§ DATASET SECTION
■ ■ ■ ■

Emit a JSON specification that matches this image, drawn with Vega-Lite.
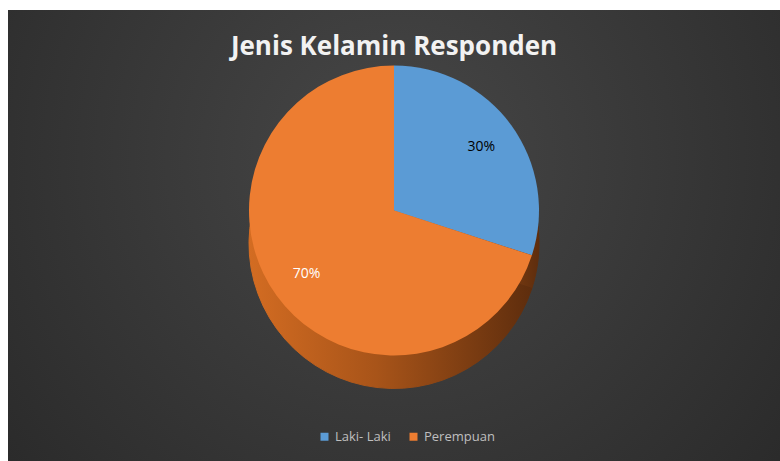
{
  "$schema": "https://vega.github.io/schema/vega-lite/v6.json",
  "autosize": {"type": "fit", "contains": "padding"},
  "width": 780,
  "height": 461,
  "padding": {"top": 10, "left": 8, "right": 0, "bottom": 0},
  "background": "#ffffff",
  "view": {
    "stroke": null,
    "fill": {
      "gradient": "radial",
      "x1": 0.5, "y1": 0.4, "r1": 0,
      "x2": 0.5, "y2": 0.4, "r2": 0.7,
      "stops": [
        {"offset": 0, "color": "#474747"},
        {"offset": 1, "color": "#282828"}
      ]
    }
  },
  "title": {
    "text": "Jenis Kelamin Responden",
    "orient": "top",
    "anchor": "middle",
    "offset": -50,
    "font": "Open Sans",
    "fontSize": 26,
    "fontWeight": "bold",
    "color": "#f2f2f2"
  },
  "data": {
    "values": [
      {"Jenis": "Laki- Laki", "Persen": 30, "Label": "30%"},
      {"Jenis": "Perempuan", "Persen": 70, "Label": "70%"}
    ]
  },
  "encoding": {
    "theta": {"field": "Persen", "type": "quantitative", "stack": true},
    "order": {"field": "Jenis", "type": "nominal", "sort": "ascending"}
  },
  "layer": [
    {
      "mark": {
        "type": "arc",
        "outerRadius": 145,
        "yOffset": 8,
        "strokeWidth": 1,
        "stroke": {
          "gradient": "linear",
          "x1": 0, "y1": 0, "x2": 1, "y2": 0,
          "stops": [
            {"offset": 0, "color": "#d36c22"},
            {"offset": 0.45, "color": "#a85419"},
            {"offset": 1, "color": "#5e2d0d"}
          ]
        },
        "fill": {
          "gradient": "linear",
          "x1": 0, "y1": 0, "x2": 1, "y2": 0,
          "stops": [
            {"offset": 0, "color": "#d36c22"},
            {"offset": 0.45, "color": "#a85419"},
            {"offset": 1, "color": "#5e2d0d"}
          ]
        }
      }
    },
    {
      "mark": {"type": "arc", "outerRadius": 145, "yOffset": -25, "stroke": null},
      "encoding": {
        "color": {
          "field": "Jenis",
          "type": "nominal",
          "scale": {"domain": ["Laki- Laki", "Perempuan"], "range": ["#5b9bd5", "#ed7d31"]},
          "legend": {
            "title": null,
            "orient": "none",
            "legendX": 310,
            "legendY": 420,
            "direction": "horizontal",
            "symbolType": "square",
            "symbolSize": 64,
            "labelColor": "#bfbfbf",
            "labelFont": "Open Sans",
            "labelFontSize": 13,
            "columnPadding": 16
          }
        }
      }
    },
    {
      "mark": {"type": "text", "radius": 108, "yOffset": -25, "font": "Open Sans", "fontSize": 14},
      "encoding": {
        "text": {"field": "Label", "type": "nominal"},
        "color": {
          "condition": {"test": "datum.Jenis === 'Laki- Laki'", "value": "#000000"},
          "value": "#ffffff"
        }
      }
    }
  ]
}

■ ■ ■ ■

§ PROBLEM STATEMENT
Copy out all the data without changing anything, and drop the pictures.

§ FINISHED EXERCISE
Emit a JSON specification that matches this image, drawn with Vega-Lite.
{
  "$schema": "https://vega.github.io/schema/vega-lite/v6.json",
  "autosize": {"type": "fit", "contains": "padding"},
  "width": 780,
  "height": 461,
  "padding": {"top": 10, "left": 8, "right": 0, "bottom": 0},
  "background": "#ffffff",
  "view": {
    "stroke": null,
    "fill": {
      "gradient": "radial",
      "x1": 0.5, "y1": 0.4, "r1": 0,
      "x2": 0.5, "y2": 0.4, "r2": 0.7,
      "stops": [
        {"offset": 0, "color": "#474747"},
        {"offset": 1, "color": "#282828"}
      ]
    }
  },
  "title": {
    "text": "Jenis Kelamin Responden",
    "orient": "top",
    "anchor": "middle",
    "offset": -50,
    "font": "Open Sans",
    "fontSize": 26,
    "fontWeight": "bold",
    "color": "#f2f2f2"
  },
  "data": {
    "values": [
      {"Jenis": "Laki- Laki", "Persen": 30, "Label": "30%"},
      {"Jenis": "Perempuan", "Persen": 70, "Label": "70%"}
    ]
  },
  "encoding": {
    "theta": {"field": "Persen", "type": "quantitative", "stack": true},
    "order": {"field": "Jenis", "type": "nominal", "sort": "ascending"}
  },
  "layer": [
    {
      "mark": {
        "type": "arc",
        "outerRadius": 145,
        "yOffset": 8,
        "strokeWidth": 1,
        "stroke": {
          "gradient": "linear",
          "x1": 0, "y1": 0, "x2": 1, "y2": 0,
          "stops": [
            {"offset": 0, "color": "#d36c22"},
            {"offset": 0.45, "color": "#a85419"},
            {"offset": 1, "color": "#5e2d0d"}
          ]
        },
        "fill": {
          "gradient": "linear",
          "x1": 0, "y1": 0, "x2": 1, "y2": 0,
          "stops": [
            {"offset": 0, "color": "#d36c22"},
            {"offset": 0.45, "color": "#a85419"},
            {"offset": 1, "color": "#5e2d0d"}
          ]
        }
      }
    },
    {
      "mark": {"type": "arc", "outerRadius": 145, "yOffset": -25, "stroke": null},
      "encoding": {
        "color": {
          "field": "Jenis",
          "type": "nominal",
          "scale": {"domain": ["Laki- Laki", "Perempuan"], "range": ["#5b9bd5", "#ed7d31"]},
          "legend": {
            "title": null,
            "orient": "none",
            "legendX": 310,
            "legendY": 420,
            "direction": "horizontal",
            "symbolType": "square",
            "symbolSize": 64,
            "labelColor": "#bfbfbf",
            "labelFont": "Open Sans",
            "labelFontSize": 13,
            "columnPadding": 16
          }
        }
      }
    },
    {
      "mark": {"type": "text", "radius": 108, "yOffset": -25, "font": "Open Sans", "fontSize": 14},
      "encoding": {
        "text": {"field": "Label", "type": "nominal"},
        "color": {
          "condition": {"test": "datum.Jenis === 'Laki- Laki'", "value": "#000000"},
          "value": "#ffffff"
        }
      }
    }
  ]
}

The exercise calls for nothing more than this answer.